La primera de un millar de almas
Mi compañero y yo servíamos en la Misión Japón Fukuoka, y trabajábamos en un área llamada Kasuga, ubicada cerca de la estación de Kumamoto. La gente de aquella zona se mostraba muy escéptica respecto a la religión; pero aun cuando nuestro presidente de misión se daba cuenta de ello, nos dijo: “Hay un millar de personas en Kumamoto que han sido preparadas por el Señor. Hagan el favor de encontrarlas”.
Un día de lluvia decidimos intentar encontrar a Noboru Yamagata, un miembro menos activo al que aún no conocíamos.
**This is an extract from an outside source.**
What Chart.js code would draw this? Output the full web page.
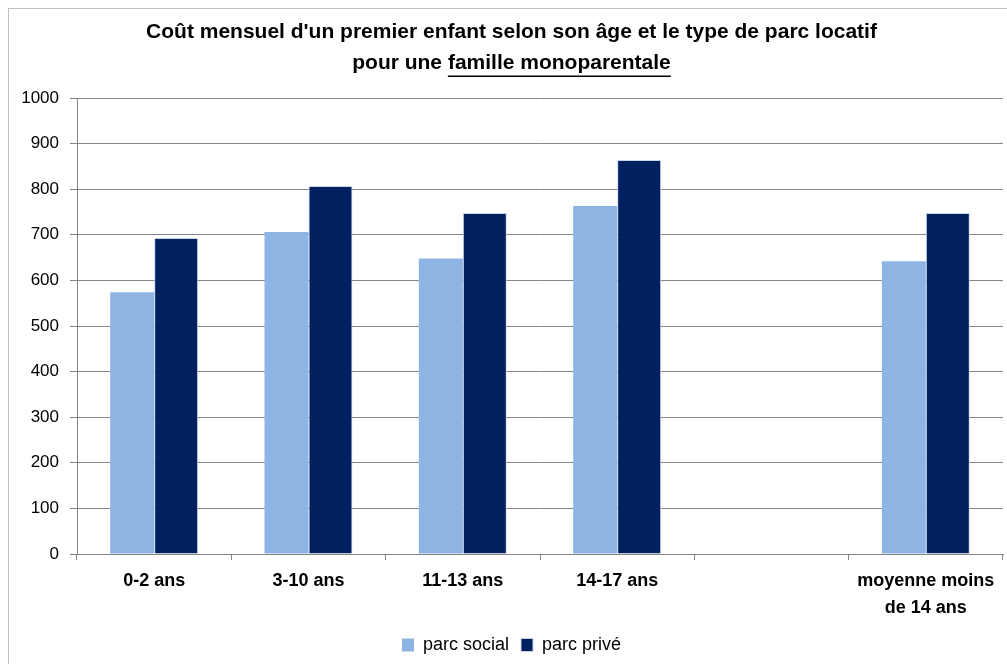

Al acercarnos a su casa, vimos un letrerito en el que se leía: “No se admite propaganda religiosa”, una advertencia típica de la cultura japonesa; pero siguiendo las impresiones del Espíritu, llamamos a la puerta.
La madre del hermano Yamagata abrió la puerta y nos dijo que su hijo estaba fuera de la ciudad, pero añadió que recibiría amablemente a cualquier persona que conociera a su hijo, algo habitual en las familias niponas; así que nos invitó a pasar. Sin embargo, a pesar de la aparente hospitalidad, su rostro ocultaba una expresión amenazante.
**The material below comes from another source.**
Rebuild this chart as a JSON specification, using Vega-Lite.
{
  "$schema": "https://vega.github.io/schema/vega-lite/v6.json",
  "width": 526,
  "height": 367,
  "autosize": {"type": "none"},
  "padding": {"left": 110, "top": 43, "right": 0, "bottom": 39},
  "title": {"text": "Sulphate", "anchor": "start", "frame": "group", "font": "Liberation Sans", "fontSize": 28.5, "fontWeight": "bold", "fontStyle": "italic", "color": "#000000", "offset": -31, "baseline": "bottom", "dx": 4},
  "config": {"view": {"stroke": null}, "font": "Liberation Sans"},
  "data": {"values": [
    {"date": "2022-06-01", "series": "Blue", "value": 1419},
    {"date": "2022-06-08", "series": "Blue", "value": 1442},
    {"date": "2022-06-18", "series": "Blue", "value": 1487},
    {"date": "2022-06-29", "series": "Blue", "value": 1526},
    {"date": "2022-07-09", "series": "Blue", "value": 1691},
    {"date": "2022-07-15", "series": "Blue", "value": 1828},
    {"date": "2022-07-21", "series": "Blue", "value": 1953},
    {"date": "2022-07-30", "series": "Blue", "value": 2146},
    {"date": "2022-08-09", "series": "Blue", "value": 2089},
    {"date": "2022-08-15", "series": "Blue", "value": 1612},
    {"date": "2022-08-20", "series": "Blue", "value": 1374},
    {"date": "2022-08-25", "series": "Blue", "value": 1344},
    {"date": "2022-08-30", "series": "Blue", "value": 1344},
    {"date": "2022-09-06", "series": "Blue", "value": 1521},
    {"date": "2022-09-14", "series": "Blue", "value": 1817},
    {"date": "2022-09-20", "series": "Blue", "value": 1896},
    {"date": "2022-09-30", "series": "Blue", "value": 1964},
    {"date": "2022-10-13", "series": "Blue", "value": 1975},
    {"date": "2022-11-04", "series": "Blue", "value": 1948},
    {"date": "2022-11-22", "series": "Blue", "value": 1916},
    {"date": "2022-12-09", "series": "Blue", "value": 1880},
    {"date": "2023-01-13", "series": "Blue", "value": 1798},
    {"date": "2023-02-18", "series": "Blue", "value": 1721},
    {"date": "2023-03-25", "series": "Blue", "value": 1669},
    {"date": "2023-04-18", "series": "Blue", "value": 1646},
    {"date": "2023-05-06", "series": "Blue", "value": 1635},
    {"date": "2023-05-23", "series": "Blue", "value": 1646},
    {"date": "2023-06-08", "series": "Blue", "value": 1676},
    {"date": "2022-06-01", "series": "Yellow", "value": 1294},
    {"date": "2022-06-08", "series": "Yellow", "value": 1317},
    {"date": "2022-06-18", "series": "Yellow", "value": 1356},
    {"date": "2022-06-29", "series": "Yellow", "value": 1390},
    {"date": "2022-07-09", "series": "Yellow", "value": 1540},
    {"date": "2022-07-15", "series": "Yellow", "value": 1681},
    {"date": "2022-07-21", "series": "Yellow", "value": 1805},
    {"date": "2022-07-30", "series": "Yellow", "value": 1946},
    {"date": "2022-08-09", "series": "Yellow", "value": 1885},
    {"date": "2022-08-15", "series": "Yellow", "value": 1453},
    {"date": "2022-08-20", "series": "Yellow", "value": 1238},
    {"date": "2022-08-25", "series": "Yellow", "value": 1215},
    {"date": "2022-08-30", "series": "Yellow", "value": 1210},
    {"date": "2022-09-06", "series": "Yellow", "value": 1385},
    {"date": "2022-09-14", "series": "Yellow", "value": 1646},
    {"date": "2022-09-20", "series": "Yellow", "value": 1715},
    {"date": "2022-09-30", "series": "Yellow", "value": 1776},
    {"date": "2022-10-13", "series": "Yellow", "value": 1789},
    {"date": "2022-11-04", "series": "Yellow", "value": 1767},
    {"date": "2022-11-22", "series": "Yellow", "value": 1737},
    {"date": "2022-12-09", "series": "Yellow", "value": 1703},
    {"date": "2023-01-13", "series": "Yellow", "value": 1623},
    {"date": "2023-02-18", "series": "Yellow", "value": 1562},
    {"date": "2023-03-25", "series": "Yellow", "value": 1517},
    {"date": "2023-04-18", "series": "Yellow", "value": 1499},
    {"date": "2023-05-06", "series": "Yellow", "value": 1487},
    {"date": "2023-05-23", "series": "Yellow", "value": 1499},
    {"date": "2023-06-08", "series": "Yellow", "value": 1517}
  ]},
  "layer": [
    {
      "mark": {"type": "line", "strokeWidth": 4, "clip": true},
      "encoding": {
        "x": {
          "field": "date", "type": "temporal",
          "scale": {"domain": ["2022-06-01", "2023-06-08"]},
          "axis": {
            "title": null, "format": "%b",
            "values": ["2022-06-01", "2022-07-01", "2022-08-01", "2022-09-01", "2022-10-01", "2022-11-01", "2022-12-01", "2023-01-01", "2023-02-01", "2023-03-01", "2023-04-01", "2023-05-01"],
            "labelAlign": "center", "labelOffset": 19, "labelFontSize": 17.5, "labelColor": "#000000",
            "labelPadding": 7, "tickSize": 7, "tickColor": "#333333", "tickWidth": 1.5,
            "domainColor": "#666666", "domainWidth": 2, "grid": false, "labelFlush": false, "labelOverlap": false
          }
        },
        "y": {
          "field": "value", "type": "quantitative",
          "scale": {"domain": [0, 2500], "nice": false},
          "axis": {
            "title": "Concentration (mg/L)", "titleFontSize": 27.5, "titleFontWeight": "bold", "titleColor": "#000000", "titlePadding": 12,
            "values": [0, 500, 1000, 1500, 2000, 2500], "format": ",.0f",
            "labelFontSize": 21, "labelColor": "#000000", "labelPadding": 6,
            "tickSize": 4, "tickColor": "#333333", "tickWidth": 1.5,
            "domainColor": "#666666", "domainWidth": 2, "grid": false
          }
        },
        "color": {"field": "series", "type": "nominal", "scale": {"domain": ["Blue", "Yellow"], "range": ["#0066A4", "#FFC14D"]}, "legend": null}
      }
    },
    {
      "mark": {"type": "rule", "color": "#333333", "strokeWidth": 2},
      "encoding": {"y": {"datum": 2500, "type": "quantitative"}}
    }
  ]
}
Al sentarnos, nos advirtió: “No deseo saber nada de religión”, y comenzó a hablar de ella y expresó su firme creencia en determinados valores de su vida.
Para nuestra sorpresa nos habló de fe, de amor y de las Bienaventuranzas, así que aprovechamos para decirle que esos principios también eran importantes para nosotros. Le relatamos la gloriosa visión fruto de la fe de José Smith y le describimos la importancia de Libro de Mormón en la restauración del Evangelio.
Qué interesante fue observar el cambio que se obró en la señora Yamagata mientras atendía a nuestro mensaje. Las lágrimas le bañaban las mejillas mientras testificábamos de la divinidad de Jesucristo y de la restauración del Evangelio por conducto de José Smith, a lo que ella respondió: “José Smith fue un hombre afortunado”.
Al despedirnos de ella, su rostro era resplandeciente, sus ojos le brillaban de felicidad, y nos dijo: “Gracias por su visita hoy. Mi hijo debe de haberles conducido hasta mí”. Le estrechamos la mano y nos dijo de broma: “¡Hoy no me lavaré la mano!”.
Al ir caminando a casa, nos dimos cuenta de que esa mujer era una de las personas, de acuerdo con la descripción de nuestro presidente de misión, que estaba lista para recibir el Evangelio. Obviamente, el Espíritu había preparado su corazón para recibir nuestro mensaje y sabíamos que era la primera de un millar de almas que debíamos encontrar.